**WHAT THE TASK ASKS**
Find the lines holding the string "chart" in the data, then copy all of them.

# # # #

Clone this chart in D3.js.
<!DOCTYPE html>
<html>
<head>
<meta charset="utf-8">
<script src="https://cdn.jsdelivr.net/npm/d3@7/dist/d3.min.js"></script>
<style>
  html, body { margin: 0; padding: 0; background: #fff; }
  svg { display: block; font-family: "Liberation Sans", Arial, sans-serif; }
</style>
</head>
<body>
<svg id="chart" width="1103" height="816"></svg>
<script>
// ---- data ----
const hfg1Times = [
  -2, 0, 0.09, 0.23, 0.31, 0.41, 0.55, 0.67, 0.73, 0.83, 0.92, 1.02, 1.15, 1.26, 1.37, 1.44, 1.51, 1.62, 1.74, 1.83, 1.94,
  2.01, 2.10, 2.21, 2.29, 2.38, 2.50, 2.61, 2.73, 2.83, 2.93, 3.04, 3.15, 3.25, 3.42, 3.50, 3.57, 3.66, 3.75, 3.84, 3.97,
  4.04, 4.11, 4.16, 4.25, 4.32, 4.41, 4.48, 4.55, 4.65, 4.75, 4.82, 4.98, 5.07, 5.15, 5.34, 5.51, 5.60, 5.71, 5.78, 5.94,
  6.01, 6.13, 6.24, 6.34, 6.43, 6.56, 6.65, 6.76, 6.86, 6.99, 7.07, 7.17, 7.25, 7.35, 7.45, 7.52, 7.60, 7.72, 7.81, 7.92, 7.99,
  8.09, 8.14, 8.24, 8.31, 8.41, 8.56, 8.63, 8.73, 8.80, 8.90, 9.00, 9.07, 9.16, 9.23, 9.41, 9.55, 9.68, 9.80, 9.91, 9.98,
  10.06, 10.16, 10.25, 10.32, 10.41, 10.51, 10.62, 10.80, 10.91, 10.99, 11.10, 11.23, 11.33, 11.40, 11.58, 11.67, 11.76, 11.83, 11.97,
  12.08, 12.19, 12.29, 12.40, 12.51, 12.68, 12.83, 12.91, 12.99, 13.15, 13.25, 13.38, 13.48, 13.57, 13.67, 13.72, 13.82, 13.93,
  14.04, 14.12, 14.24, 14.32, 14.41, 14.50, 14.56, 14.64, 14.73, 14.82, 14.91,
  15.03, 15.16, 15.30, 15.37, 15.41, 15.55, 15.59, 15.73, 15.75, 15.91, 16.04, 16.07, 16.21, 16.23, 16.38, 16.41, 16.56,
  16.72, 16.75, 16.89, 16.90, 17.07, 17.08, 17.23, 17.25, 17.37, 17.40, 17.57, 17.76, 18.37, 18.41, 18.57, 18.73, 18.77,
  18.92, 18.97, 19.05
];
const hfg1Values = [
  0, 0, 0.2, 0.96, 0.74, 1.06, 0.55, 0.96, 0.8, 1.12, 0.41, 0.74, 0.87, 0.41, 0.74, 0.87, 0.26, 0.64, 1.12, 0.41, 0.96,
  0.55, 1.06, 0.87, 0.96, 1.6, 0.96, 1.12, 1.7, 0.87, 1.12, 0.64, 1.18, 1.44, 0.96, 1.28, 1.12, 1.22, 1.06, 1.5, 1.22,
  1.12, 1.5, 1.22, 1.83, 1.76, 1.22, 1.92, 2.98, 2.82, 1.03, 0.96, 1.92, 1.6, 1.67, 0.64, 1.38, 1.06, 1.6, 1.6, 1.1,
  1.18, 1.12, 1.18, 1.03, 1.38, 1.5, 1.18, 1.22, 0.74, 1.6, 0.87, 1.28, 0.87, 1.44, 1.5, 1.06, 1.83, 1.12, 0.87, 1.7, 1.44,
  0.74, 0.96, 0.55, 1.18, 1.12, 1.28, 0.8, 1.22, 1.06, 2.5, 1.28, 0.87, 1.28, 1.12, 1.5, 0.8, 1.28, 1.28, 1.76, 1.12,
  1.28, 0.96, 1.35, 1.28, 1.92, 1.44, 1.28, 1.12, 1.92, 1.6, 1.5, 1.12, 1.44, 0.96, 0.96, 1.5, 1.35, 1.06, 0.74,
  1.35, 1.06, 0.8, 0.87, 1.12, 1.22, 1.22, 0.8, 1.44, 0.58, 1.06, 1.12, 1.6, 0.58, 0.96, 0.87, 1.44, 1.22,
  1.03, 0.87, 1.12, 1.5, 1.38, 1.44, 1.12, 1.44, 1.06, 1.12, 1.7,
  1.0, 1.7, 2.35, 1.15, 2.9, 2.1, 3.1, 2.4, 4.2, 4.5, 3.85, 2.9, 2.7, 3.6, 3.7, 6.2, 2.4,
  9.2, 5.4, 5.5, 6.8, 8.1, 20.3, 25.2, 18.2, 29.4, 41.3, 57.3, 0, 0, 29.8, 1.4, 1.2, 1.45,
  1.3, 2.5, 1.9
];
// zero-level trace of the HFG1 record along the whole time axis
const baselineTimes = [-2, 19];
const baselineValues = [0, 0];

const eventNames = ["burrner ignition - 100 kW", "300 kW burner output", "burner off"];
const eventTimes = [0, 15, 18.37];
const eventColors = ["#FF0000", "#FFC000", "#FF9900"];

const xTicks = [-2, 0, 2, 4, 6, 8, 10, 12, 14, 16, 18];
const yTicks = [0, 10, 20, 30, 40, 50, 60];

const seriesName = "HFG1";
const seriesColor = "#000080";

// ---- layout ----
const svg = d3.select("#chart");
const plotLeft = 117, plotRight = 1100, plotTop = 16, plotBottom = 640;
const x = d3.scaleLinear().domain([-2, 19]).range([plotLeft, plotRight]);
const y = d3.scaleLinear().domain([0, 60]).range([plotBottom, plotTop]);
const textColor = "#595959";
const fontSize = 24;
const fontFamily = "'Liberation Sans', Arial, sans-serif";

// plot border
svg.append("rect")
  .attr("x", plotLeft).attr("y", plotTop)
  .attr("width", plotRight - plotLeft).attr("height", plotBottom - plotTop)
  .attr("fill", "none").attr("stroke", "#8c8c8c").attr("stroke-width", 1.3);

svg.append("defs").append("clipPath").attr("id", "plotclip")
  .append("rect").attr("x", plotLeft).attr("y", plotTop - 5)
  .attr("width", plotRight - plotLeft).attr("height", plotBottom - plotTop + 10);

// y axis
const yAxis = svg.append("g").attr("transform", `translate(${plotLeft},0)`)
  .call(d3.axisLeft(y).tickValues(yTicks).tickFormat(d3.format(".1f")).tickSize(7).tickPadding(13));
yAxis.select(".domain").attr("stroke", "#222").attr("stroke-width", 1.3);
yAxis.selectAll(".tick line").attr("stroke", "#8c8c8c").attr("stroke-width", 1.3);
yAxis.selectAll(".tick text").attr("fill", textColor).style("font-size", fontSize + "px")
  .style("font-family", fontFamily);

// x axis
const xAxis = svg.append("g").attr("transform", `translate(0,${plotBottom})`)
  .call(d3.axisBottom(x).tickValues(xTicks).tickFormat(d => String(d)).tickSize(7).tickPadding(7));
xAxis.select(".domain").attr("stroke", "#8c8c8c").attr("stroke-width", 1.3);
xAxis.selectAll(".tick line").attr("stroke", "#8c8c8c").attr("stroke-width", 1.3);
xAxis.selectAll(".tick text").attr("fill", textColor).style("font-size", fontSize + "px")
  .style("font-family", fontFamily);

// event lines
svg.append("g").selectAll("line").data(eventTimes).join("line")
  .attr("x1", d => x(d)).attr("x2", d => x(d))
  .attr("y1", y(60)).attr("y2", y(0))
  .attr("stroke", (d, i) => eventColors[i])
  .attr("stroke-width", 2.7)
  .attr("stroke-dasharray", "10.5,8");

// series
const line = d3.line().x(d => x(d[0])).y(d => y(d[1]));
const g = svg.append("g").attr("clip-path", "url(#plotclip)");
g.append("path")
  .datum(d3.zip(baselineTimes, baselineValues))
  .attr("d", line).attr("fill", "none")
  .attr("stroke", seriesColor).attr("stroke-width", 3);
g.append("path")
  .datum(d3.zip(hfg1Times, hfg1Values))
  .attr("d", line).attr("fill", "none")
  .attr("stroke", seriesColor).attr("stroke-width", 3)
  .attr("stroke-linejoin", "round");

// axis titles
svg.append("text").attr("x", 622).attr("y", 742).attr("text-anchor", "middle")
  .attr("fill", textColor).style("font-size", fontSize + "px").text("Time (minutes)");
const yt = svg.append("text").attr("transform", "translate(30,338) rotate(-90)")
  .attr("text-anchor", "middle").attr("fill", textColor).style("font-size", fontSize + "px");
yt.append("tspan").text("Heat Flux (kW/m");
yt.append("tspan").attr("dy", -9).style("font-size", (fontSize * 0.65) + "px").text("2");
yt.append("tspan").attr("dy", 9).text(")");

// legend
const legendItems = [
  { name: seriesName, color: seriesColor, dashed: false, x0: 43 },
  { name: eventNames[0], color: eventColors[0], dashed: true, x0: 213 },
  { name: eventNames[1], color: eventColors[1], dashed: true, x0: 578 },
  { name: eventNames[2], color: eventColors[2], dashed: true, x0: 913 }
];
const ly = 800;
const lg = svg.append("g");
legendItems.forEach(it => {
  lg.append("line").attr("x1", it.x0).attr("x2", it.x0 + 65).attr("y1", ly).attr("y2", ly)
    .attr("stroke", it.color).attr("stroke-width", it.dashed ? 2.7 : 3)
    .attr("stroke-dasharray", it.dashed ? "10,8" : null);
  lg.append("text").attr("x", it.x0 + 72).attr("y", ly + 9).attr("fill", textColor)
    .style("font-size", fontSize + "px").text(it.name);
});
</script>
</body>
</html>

# # # #

**OUTPUT OF THE EXERCISE**
Clone this chart in D3.js.
<svg id="chart" width="1103" height="816"></svg>
const svg = d3.select("#chart");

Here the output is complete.